Presumably, NBC realized last night’s episode was the best of the season so far. Why else would the opening credits be shortened if not to leave a little extra room for all of the great story lines, each of which, had they been divvied up among other episodes, would have bumped those grades up a notch?
After an opening in which a barefooted Dwight tried to improve his “pedidexterity” only to be foiled by Jim and a steaming cup of coffee, Michael riled the staff up with news gleaned from a magazine that is not Highlights. “[America’s] falling behind,” he announced. “China is a sleeping dragon that is just beginning to stir.” Lately, Erin’s naïveté has fallen just short of grating, but the startled way with which she responded “Oh no!,” as if truly alarmed by global domination or legendary beasts or just anyone speaking in urgent tones, elicited a laugh. She’s much better at making a throwaway line feel natural than she is at filling out a whole character. Most everyone else was similarly uninformed about the ascendant superpower: China is “where they make stuff,” explained Andy while Phyllis thought dropping a bomb was a reasonable means to avoid a future where, as Michael threatened, “forks are irrelevant.” (Considering the former candidate for vice-president didn’t know whether the U.S. was allied with North or South Korea, their ignorance was not as far-fetched as it might have seemed.)
But when Michael quoted a stat about China’s population, Oscar jumped in to correct it. It’s hardly surprising that Oscar is the most erudite employee but, in a nice elaboration of his personality, he’s also an insufferable know-it-all with the nickname “Actually.” Jim: “He really does fit that old stereotype of the smug gay Mexican.” But the staff rejoiced because this time it was Oscar who was mistaken: Michael got his facts from “the New York Times dot com.” The rivalry thus established, everybody became absorbed in their competition, one that could very plausibly occupy co-workers for half of a day.
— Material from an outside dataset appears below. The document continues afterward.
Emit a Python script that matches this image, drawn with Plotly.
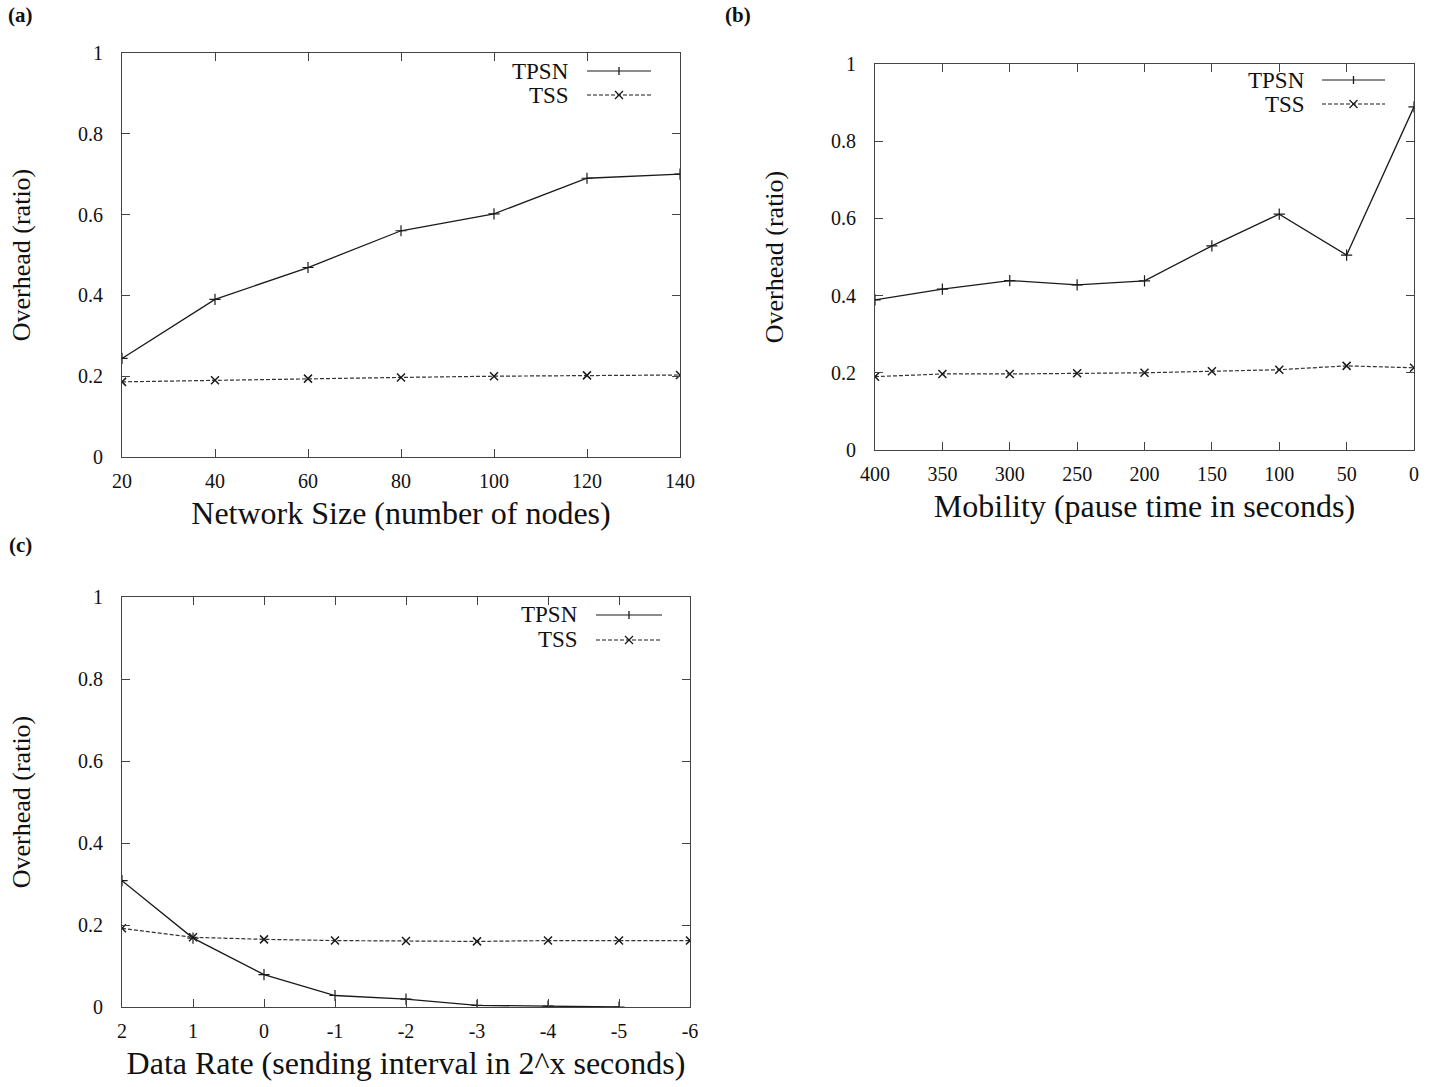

Oscar challenged Michael to coffee (i.e., a rematch) and this was our favorite of Michael’s sentiments: “To be safe, I should learn everything about everything but I don’t have time.” As anyone who has gotten lost on Wikipedia clicking from one link to the next until they are reading about the Dreyfus affair when they were only casually researching Paris can attest: so true. Andy, Jim, and Ryan prepped him, game-show-style, but his hopes of becoming a dilettante were dashed when he couldn’t keep up with Oscar’s skinny on information sectors. Not one to be defeated, Michael hijacked the debate with some platitudes about the importance of coming together to talk, mawkish words that, though lacking intellectual prowess, win over a crowd.
Meanwhile, Darryl was fed up with Andy’s communication compulsion: “You gotta change the standard for what’s worthy of a text. Ask yourself, ‘Is this something Darryl needs to know?’” Amen to another resonant, if minor, subplot, which actually resolved itself in the credit sequence when we learned, as we hoped we would, what Darryl considered a worthwhile message: “Come to parking lot. Crazy pigeon action.” No, not that kind of action: It’s two pigeons getting so crazy up in a dropped ice-cream cone that their heads are covered with the stuff.
But the plot with the most payoff was the funny turned sad circumstance of Dwight versus Pam. As the building’s owner, Dwight has been instituting some cutbacks that include separating the toilet paper into one-ply sheets. Dwight’s position? “Don’t get me started on how coddled the modern anus is.” As office administrator, Pam must intervene. Her solution? Bluff Dwight by threatening to move to a new rental space that has superior amenities, like a nearby nail salon. (“Is it run by Koreans or whites?” Kelly wanted to know.) Dwight cruised the address only to find an empty lot — and, randomly, a woman named Pam. The outburst that followed her coy response to Dwight’s question about honesty had to be the most startlingly fantastic/borderline disturbing Office moment in recent memory: “Dammit, Pam, get out! Right now! Leave it! I mean it, get the hell out of here!”
On the surface, it looked like our Pam was just trying to remedy the situation by once again outsmarting Dwight. Suddenly, though, a lot more was at stake. In the hallway, she confided to Jim that she felt compelled to be a successful office administrator because she failed at her other pursuits (art school, paper sales). Husbandly Jim assured her this wasn’t the case. Pam: “Well, I’m not an artist and I’m not a salesman, so what would you call it?” That extra beat brought the darkness. Pam, whom we’d practically written off as a Boring Married, reverted back to the character that made her more interesting in the first place. The American series has gotten so far away from the underlying misery that was essential to the British version that we almost forgot Jim and Pam are thwarted professionals. They’re not necessarily unhappy, but they haven’t realized their dreams, either. It was a fitting dose of drama in an otherwise nonstop funny episode. And the twist: Dwight let Pam win owing to a building-code violation that he (via Nate) pointed out. He claimed he wasn’t motivated by compassion. Nonetheless, he struck a sentimental chord.